ARQUIVO Regicídio

A ausência dos militares

O ministro da Defesa não deu ordens expressas, alertou. Mas a tropa não participa nas homenagens a D. Carlos e ao herdeiro da coroa. Tudo isto entre evocações da família real e dos regicidas, zangas entre monárquicos e um sinal de paz da maçonaria.

Nair Alexandra

O exército não saiu à rua. Os militares não participaram nas homenagens a D. Carlos e a D. Luís Filipe promovidas pela Comissão D. Carlos 100 Anos. Ouvida pelo Expresso, Inês Dentinho, membro do respectivo grupo de trabalho, diz "que esta é uma questão política e a comissão não tem propósitos políticos: tratava-se de uma cerimónia religiosa e militar".

Estava previsto, para o dia 31 de Janeiro, um concerto pelo Grupo Música de Câmara da Banda Sinfónica do Exército e, no dia 1, data exacta do Regicídio, a participação do Colégio Militar, dos Regimento de Lanceiros e da Artilharia Anti-aérea n.º 1, no Terreiro do Paço, o local dos acontecimentos.

Quando isto se soube, a comissão parlamentar de Defesa pediu explicações ao respectivo ministério. Segundo fonte ministerial, a 8 de Janeiro o próprio Nuno Severiano Teixeira requereu informações ao exército "sobre a natureza deste evento". A resposta dos militares chegou a 11. A 17 o ministro alertou para "a necessidade de as Forças Armadas Portuguesas manterem sempre um critério rigoroso", distinguindo actividades de carácter histórico, científico e cultural das que lhe estão vedadas, como "as que possam revestir natureza política". Entretanto, a 24 de Janeiro, o Bloco de Esquerda quis também que a presença dos militares fosse esclarecida.

No final da semana passada "o Exército decidiu cancelar todas as participações", afirmou ao Expresso o seu porta-voz, o tenente-coronel Perdigão, sem adiantar pormenores. Inês Dentinho afirma, por seu lado: "O rei foi um chefe de Estado e seria natural que o Estado participasse". A Comissão tem o patrocínio da Fundação D. Manuel II.
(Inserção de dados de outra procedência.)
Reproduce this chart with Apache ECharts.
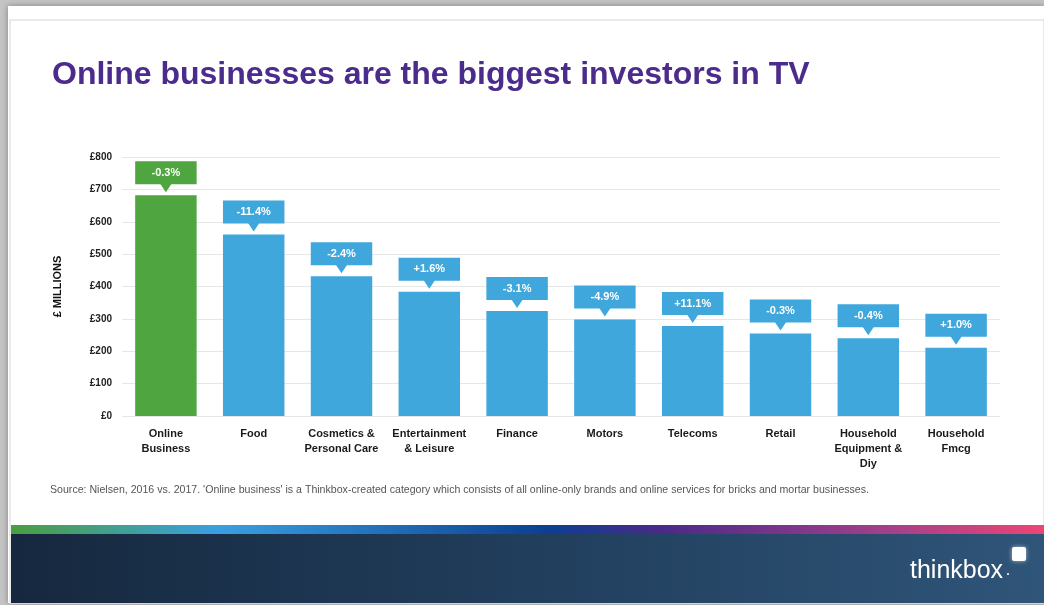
<!DOCTYPE html>
<html>
<head>
<meta charset="utf-8">
<script src="https://cdn.jsdelivr.net/npm/echarts@6/dist/echarts.min.js"></script>
<style>
  html, body { margin: 0; padding: 0; background: #c4c4c4; }
  #chart { width: 1044px; height: 605px; }
</style>
</head>
<body>
<div id="chart"></div>
<script>
// TV investment by advertiser category, £ millions (2017), with change vs 2016
const categories = [
  'Online\nBusiness', 'Food', 'Cosmetics &\nPersonal Care', 'Entertainment\n& Leisure',
  'Finance', 'Motors', 'Telecoms', 'Retail', 'Household\nEquipment &\nDiy', 'Household\nFmcg'
];
const spend = [682, 561, 432, 384, 324, 298, 278, 255, 240, 211];
const yearChange = ['-0.3%', '-11.4%', '-2.4%', '+1.6%', '-3.1%', '-4.9%', '+11.1%', '-0.3%', '-0.4%', '+1.0%'];
const yTicks = [0, 100, 200, 300, 400, 500, 600, 700, 800];

const GREEN = '#4fa540';
const BLUE = '#3fa7dc';
const FONT = '"Liberation Sans", Arial, sans-serif';

const chart = echarts.init(document.getElementById('chart'), null, { renderer: 'canvas' });

const barColor = i => (i === 0 ? GREEN : BLUE);

chart.setOption({
  backgroundColor: '#c4c4c4',
  animation: false,
  grid: { left: 122, right: 44, top: 157, bottom: 189, containLabel: false },
  xAxis: {
    type: 'category',
    data: categories,
    axisLine: { show: false },
    axisTick: { show: false },
    axisLabel: {
      interval: 0,
      margin: 10,
      color: '#1a1a1a',
      fontFamily: FONT,
      fontWeight: 'bold',
      fontSize: 11,
      lineHeight: 15
    }
  },
  yAxis: {
    type: 'value',
    min: yTicks[0],
    max: yTicks[yTicks.length - 1],
    interval: 100,
    name: '£ MILLIONS',
    nameLocation: 'middle',
    nameGap: 59,
    nameTextStyle: { color: '#111', fontFamily: FONT, fontWeight: 'bold', fontSize: 11 },
    axisLine: { show: false },
    axisTick: { show: false },
    splitLine: { lineStyle: { color: '#e6e6e6', width: 1 } },
    axisLabel: {
      margin: 10,
      color: '#222',
      fontFamily: FONT,
      fontWeight: 'bold',
      fontSize: 10,
      formatter: v => '£' + v
    }
  },
  series: [
    {
      type: 'bar',
      barCategoryGap: '30%',
      data: spend.map((v, i) => ({ value: v, itemStyle: { color: barColor(i) } })),
      z: 3
    },
    {
      // callout boxes with a pointer, anchored to each bar's top
      type: 'custom',
      data: spend.map((v, i) => [i, v]),
      encode: { x: 0, y: 1 },
      z: 4,
      renderItem: function (params, api) {
        const i = api.value(0);
        const p = api.coord([i, api.value(1)]);
        const w = api.size([1, 0])[0] * 0.7;
        const x0 = p[0] - w / 2;
        const boxBottom = p[1] - 11;
        const boxTop = boxBottom - 23;
        const color = barColor(i);
        return {
          type: 'group',
          children: [
            { type: 'rect', shape: { x: x0, y: boxTop, width: w, height: boxBottom - boxTop }, style: { fill: color } },
            { type: 'polygon', shape: { points: [[p[0] - 6, boxBottom - 1], [p[0] + 6, boxBottom - 1], [p[0], p[1] - 3]] }, style: { fill: color } },
            {
              type: 'text',
              style: {
                x: p[0], y: (boxTop + boxBottom) / 2,
                text: yearChange[i],
                fill: '#fff', align: 'center', verticalAlign: 'middle',
                font: 'bold 11px ' + FONT
              }
            }
          ]
        };
      }
    }
  ],
  graphic: [
    // slide surface
    { type: 'rect', z: -10, shape: { x: 8, y: 6, width: 1036, height: 597 },
      style: { fill: '#ffffff', shadowBlur: 6, shadowColor: 'rgba(0,0,0,0.35)' } },
    { type: 'rect', z: -9, shape: { x: 10, y: 20, width: 1034, height: 583 },
      style: { fill: '#ffffff', stroke: '#e4e4e4', lineWidth: 1.5 } },
    // title
    { type: 'text', left: 52, top: 59, z: 10,
      style: { text: 'Online businesses are the biggest investors in TV', fill: '#4b2c8c',
               font: 'bold 32px ' + FONT } },
    // source note
    { type: 'text', left: 50, top: 485, z: 10,
      style: { text: "Source: Nielsen, 2016 vs. 2017. 'Online business' is a Thinkbox-created category which consists of all online-only brands and online services for bricks and mortar businesses.",
               fill: '#555', font: '10.6px ' + FONT } },
    // colour strip
    { type: 'rect', z: 5, shape: { x: 11, y: 525, width: 1033, height: 9 },
      style: { fill: new echarts.graphic.LinearGradient(0, 0, 1, 0, [
        { offset: 0, color: '#4a9e3f' },
        { offset: 0.2, color: '#3aa0e0' },
        { offset: 0.52, color: '#0b3f91' },
        { offset: 0.63, color: '#4a2a88' },
        { offset: 0.85, color: '#a4408a' },
        { offset: 1, color: '#ec4672' }
      ]) } },
    // footer band
    { type: 'rect', z: 5, shape: { x: 11, y: 534, width: 1033, height: 69 },
      style: { fill: new echarts.graphic.LinearGradient(0, 0, 1, 0, [
        { offset: 0, color: '#16283f' },
        { offset: 0.5, color: '#213e5c' },
        { offset: 1, color: '#2f5579' }
      ]) } },
    // logo
    { type: 'text', left: 910, top: 559, z: 6,
      style: { text: 'thinkbox', fill: '#ffffff', font: '25px ' + FONT } },
    { type: 'rect', z: 6, shape: { x: 1012, y: 547, width: 14, height: 14, r: 2 },
      style: { fill: '#ffffff', shadowBlur: 4, shadowColor: 'rgba(255,255,255,0.6)' } },
    { type: 'circle', z: 6, shape: { cx: 1008, cy: 574, r: 1 }, style: { fill: '#ffffff' } }
  ]
});
</script>
</body>
</html>
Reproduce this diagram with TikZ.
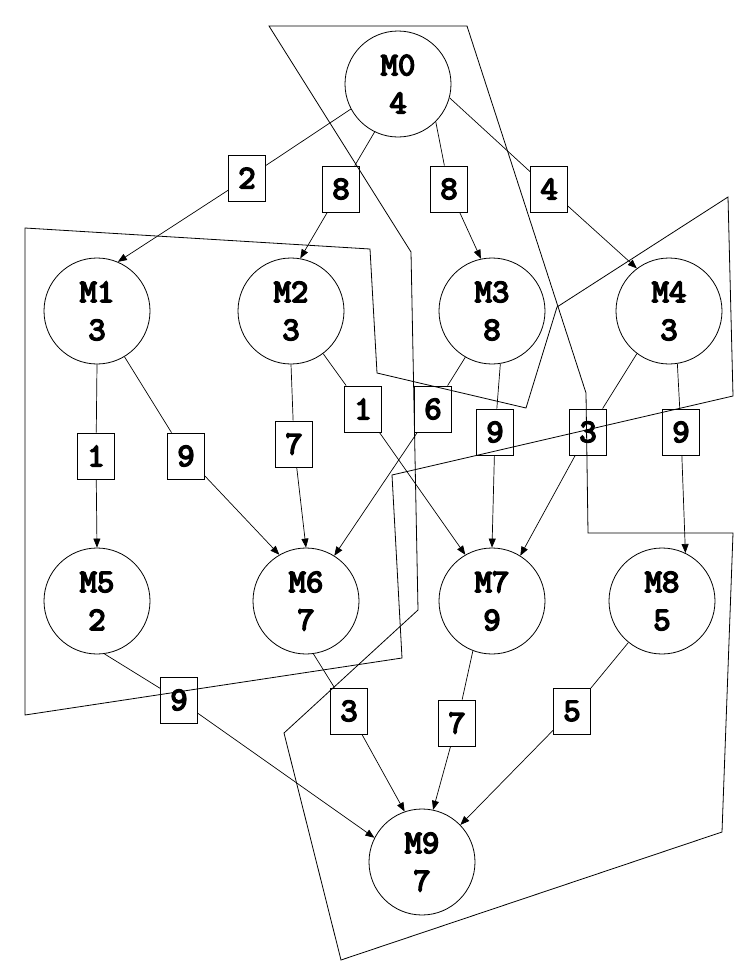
\documentclass[tikz,border=0pt]{standalone}
\usepackage{fontspec}
\newfontfamily\mfont[FakeBold=4.5]{lmmono10-regular.otf}
\usetikzlibrary{arrows.meta}
\begin{document}
\begin{tikzpicture}[x=1pt,y=-1pt,
  mnode/.style={circle,draw,line width=0.8pt,minimum size=106pt,inner sep=0pt,align=center,font=\mfont\fontsize{33}{38}\selectfont},
  wbox/.style={draw,line width=0.8pt,minimum width=37pt,minimum height=46pt,inner sep=0pt,font=\mfont\fontsize{33}{34}\selectfont},
  wline/.style={line width=0.7pt},
  arr/.style={wline,-{Triangle[length=9pt,width=7pt]}},
  partline/.style={line width=0.8pt,line join=miter}]
\useasboundingbox (0,0) rectangle (750,977);

% partition outlines
\draw[partline] (25,228) -- (370,249) -- (377,373) -- (526,408) -- (557,307) -- (728,197) -- (733,396) -- (392,475) -- (402,658) -- (25,715) -- cycle;
\draw[partline] (269,26) -- (467,26) -- (586,393) -- (588,533) -- (733,533) -- (722,832) -- (341,960) -- (284,733) -- (418,610) -- (411,252) -- cycle;

% task nodes
\node[mnode] (M0) at (398,84) {M0\\4};
\node[mnode] (M1) at (97,311) {M1\\3};
\node[mnode] (M2) at (291,311) {M2\\3};
\node[mnode] (M3) at (492,311) {M3\\8};
\node[mnode] (M4) at (669,311) {M4\\3};
\node[mnode] (M5) at (97,601) {M5\\2};
\node[mnode] (M6) at (306,601) {M6\\7};
\node[mnode] (M7) at (492,601) {M7\\9};
\node[mnode] (M8) at (662,601) {M8\\5};
\node[mnode] (M9) at (422,862) {M9\\7};

% weight boxes
\node[wbox] (w01) at (247,178) {2};
\node[wbox] (w02) at (341,189) {8};
\node[wbox] (w03) at (449,189) {8};
\node[wbox] (w04) at (549,189) {4};
\node[wbox] (w15) at (96,456) {1};
\node[wbox] (w16) at (186,456) {9};
\node[wbox] (w26) at (294,444) {7};
\node[wbox] (w27) at (363,409) {1};
\node[wbox] (w36) at (433,409) {6};
\node[wbox] (w37) at (495,432) {9};
\node[wbox] (w47) at (588,432) {3};
\node[wbox] (w48) at (681,432) {9};
\node[wbox] (w59) at (179,700) {9};
\node[wbox] (w69) at (349,711) {3};
\node[wbox] (w79) at (457,723) {7};
\node[wbox] (w89) at (572,711) {5};

% connectors
\draw[wline] (M0.208) -- (w01); \draw[arr] (w01) -- (M1.67);
\draw[wline] (M0.244) -- (w02); \draw[arr] (w02) -- (M2.80);
\draw[wline] (M0.-45) -- (w03); \draw[arr] (w03) -- (M3.102);
\draw[wline] (M0.-15) -- (w04); \draw[arr] (w04) -- (M4.127);
\draw[wline] (M1.-90) -- (w15); \draw[arr] (w15) -- (M5.90);
\draw[wline] (M1.-59) -- (w16); \draw[arr] (w16) -- (M6.120);
\draw[wline] (M2.-90) -- (w26); \draw[arr] (w26) -- (M6.90);
\draw[wline] (M2.-53) -- (w27); \draw[arr] (w27) -- (M7.120);
\draw[wline] (M3.240) -- (w36); \draw[arr] (w36) -- (M6.58);
\draw[wline] (M3.-81) -- (w37); \draw[arr] (w37) -- (M7.90);
\draw[wline] (M4.233) -- (w47); \draw[arr] (w47) -- (M7.58);
\draw[wline] (M4.-81) -- (w48); \draw[arr] (w48) -- (M8.64);
\draw[wline] (M5.-82) -- (w59); \draw[arr] (w59) -- (M9.153);
\draw[wline] (M6.-82) -- (w69); \draw[arr] (w69) -- (M9.109);
\draw[wline] (M7.-111) -- (w79); \draw[arr] (w79) -- (M9.78);
\draw[wline] (M8.-129) -- (w89); \draw[arr] (w89) -- (M9.44);
\end{tikzpicture}
\end{document}
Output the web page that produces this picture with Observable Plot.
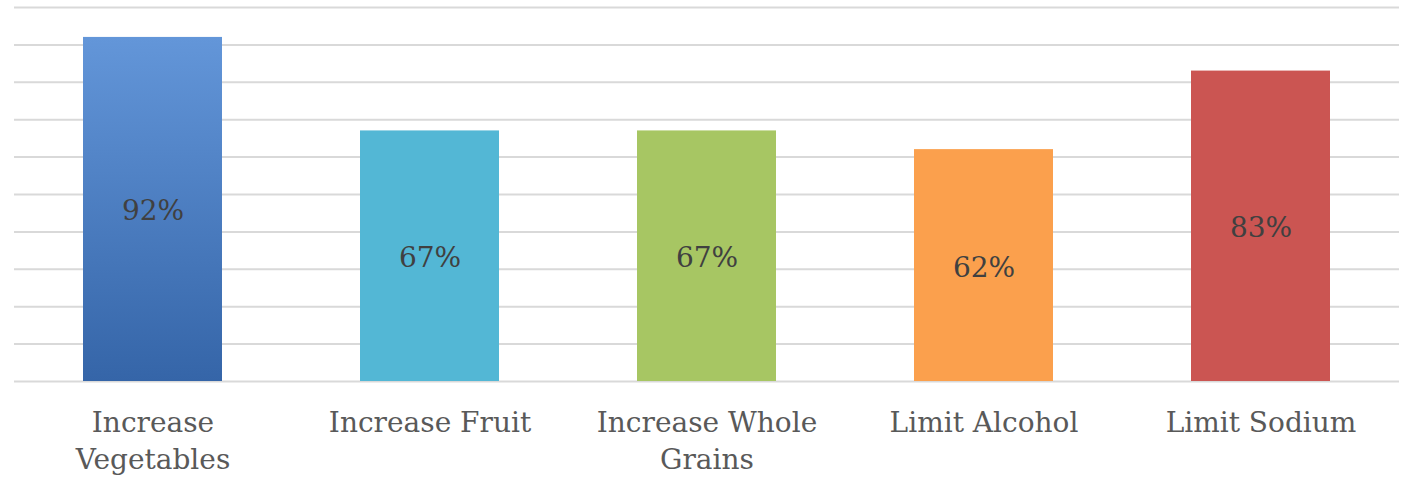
<!DOCTYPE html>
<html>
<head>
<meta charset="utf-8">
<script src="https://cdn.jsdelivr.net/npm/d3@7"></script>
<script src="https://cdn.jsdelivr.net/npm/@observablehq/plot@0.6"></script>
<style>
  html, body { margin: 0; padding: 0; background: #fff; }
  #chart { width: 1407px; height: 477px; }
</style>
</head>
<body>
<div id="chart"></div>
<script>
const categories = ["Increase Vegetables", "Increase Fruit", "Increase Whole Grains", "Limit Alcohol", "Limit Sodium"];
const labels = ["Increase\nVegetables", "Increase Fruit", "Increase Whole\nGrains", "Limit Alcohol", "Limit Sodium"];
const values = [0.92, 0.67, 0.67, 0.62, 0.83];
const colors = ["url(#vegGrad)", "#53B7D5", "#A7C663", "#FBA04D", "#CB5552"];
const gridTicks = [0, 0.1, 0.2, 0.3, 0.4, 0.5, 0.6, 0.7, 0.8, 0.9, 1.0];

const data = categories.map((c, i) => ({cat: c, label: labels[i], value: values[i], color: colors[i]}));

const chart = Plot.plot({
  width: 1407,
  height: 477,
  marginLeft: 14,
  marginRight: 8,
  marginTop: 7,
  marginBottom: 96,
  style: {background: "#fff"},
  x: {domain: categories, paddingInner: 0.5, paddingOuter: 0.25, align: 0.5, axis: null},
  y: {domain: [0, 1], axis: null},
  marks: [
    Plot.ruleY(gridTicks, {stroke: "#d9d9d9", strokeWidth: 2}),
    Plot.barY(data, {x: "cat", y: "value", fill: "color", style: {filter: "drop-shadow(1px 1px 1.5px rgba(0,0,0,0.35))"}}),
    Plot.text(data, {x: "cat", y: d => d.value / 2, text: d => Math.round(d.value * 100) + "%", fontSize: 28, fill: "#404040", fontFamily: "DejaVu Serif", dy: 2}),
    Plot.text(data, {x: "cat", y: 0, text: "label", lineAnchor: "top", dy: 24, lineHeight: 1.33, fontSize: 28, fill: "#595959", fontFamily: "DejaVu Serif"})
  ]
});

const svgns = "http://www.w3.org/2000/svg";
const defs = document.createElementNS(svgns, "defs");
defs.innerHTML = `<linearGradient id="vegGrad" x1="0" y1="0" x2="0" y2="1">
  <stop offset="0" stop-color="#6396D9"/>
  <stop offset="1" stop-color="#3565A8"/>
</linearGradient>`;
chart.insertBefore(defs, chart.firstChild);
document.getElementById("chart").appendChild(chart);
</script>
</body>
</html>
O argumento referido é também apresentado pelo presidente da Associação dos Antigos Alunos do Colégio Militar (AAACM), general Garcia Leandro: "O rei D. Carlos foi chefe de Estado e, tal como o Príncipe Luís Filipe, foi também comandante honorário de batalhão do colégio". Citado pela Lusa, Garcia Leandro afirma, ainda, "não compreender muito bem" as reservas do governo sobre participação das Forças Armadas nestas cerimónias. "Há aqui duas posições diferentes", esclarece. O general distingue a posição de obediência à decisão assumida pela hierarquia militar e a da associação que representa, e a (AAACM) é independente.

Por isso, esta "estará representada em todos os actos para que foi convidada", sublinhou o antigo vice-chefe do Estado-Maior do Exército, referindo-se às cerimónias de homenagem às personagens régias mortas a 1 de Fevereiro.

A um século do Regicídio, o acto em si e a monarquia continuam a dividir opiniões. Algumas organizações mobilizaram-se para homenagear aos regicidas, Manuel Buíça e Alfredo Costa, com participações de personalidades como o major Mário Tomé, Fernando Caeiros, presidente da câmara de Castro Verde (localidade de onde era natural Alfredo Costa) e o fotógrafo Inácio Ludgero. Entretanto, há dissenções entre os monárquicos: a 31 de Janeiro foi lançado, no Palácio da Ajuda, o livro "O Usurpador", de Nuno da Câmara Pereira (conhecido também enquanto monárquico). A obra contesta, entre outras coisas, os direitos sucessórios de D. Duarte de Bragança.

Mas existem, ainda, sinais de paz: Em declarações à Lusa, António Arnaut, antigo grão-mestre da Maçonaria Portuguesa, recusou qualquer envolvimento da Maçonaria no atentado de 1 de Fevereiro e afirmou, ainda, que a visita de D. Duarte ao Palácio Maçónico, em 2004, significou uma "reconciliação" entre a Maçonaria e a Casa de Bragança. Fora das querelas encontra-se, ainda, o actual presidente da República. Cavaco Silva compareceu à inauguração da estátua de D. Carlos pela câmara de Cascais, decorrida nesta sexta, 1 de Fevereiro. Conforme o Expresso noticiou, a homenagem visa o rei enquanto artista e oceanógrafo profundamente ligado ao concelho.